### Stated task
Wherever the string "chart" appears in a line, extract that line.

-- BEGIN --

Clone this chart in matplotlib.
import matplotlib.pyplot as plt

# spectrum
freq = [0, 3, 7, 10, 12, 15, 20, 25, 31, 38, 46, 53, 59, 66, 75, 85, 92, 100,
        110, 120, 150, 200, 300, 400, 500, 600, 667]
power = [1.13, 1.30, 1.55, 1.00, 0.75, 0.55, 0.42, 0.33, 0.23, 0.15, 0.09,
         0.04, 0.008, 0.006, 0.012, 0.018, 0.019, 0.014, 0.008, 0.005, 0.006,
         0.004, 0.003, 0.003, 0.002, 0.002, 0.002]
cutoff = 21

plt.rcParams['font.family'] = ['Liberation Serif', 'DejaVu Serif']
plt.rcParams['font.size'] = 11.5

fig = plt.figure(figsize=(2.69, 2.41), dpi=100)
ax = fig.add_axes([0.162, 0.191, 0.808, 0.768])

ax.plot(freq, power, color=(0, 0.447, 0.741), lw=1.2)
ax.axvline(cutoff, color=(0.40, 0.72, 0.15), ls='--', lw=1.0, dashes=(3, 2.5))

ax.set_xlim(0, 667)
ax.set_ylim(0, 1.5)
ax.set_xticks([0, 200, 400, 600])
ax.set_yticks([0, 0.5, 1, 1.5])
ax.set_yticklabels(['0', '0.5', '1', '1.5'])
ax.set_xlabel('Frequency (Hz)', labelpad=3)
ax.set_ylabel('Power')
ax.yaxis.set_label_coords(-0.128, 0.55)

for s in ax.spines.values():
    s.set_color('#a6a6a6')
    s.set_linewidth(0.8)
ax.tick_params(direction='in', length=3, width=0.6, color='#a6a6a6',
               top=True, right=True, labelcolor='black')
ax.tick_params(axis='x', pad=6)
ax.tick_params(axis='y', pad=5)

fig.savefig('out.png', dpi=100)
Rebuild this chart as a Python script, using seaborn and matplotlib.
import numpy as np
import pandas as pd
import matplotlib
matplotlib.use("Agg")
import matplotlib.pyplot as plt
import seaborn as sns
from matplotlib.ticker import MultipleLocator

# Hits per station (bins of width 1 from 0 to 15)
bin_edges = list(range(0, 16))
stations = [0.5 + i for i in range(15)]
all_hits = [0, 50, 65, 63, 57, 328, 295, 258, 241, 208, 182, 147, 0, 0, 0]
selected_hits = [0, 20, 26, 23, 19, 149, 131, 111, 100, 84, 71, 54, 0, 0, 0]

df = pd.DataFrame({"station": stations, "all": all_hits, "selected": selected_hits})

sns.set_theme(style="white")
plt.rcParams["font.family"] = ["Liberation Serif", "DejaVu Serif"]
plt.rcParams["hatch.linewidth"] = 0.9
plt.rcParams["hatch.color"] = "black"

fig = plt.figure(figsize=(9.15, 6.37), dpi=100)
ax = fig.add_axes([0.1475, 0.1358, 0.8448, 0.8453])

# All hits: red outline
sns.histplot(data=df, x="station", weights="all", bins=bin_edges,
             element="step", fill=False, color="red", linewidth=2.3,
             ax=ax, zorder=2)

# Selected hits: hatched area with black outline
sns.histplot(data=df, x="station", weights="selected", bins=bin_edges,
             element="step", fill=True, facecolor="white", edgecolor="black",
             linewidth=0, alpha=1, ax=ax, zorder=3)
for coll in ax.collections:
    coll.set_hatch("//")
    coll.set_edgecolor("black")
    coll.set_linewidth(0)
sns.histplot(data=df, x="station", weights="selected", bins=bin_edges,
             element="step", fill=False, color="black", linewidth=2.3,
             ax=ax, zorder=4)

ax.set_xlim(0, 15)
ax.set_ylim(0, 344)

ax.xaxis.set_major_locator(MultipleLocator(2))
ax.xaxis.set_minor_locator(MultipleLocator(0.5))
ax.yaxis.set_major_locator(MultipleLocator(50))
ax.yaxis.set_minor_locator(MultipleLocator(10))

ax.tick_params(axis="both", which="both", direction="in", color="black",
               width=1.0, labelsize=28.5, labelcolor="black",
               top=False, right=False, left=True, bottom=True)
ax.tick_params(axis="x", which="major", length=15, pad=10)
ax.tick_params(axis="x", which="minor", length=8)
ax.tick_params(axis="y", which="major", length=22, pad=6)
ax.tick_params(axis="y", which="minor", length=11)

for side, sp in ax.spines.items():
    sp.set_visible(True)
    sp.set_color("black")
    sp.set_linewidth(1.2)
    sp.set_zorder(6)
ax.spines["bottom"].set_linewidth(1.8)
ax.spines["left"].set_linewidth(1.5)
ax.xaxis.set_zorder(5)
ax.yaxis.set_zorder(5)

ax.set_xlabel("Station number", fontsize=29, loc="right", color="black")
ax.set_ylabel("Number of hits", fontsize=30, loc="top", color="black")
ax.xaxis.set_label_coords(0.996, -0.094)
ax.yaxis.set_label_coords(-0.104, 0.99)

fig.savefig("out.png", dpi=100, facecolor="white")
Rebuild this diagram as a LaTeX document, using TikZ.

-- END --

### Answer for the task
Clone this chart in matplotlib.
Rebuild this chart as a Python script, using seaborn and matplotlib.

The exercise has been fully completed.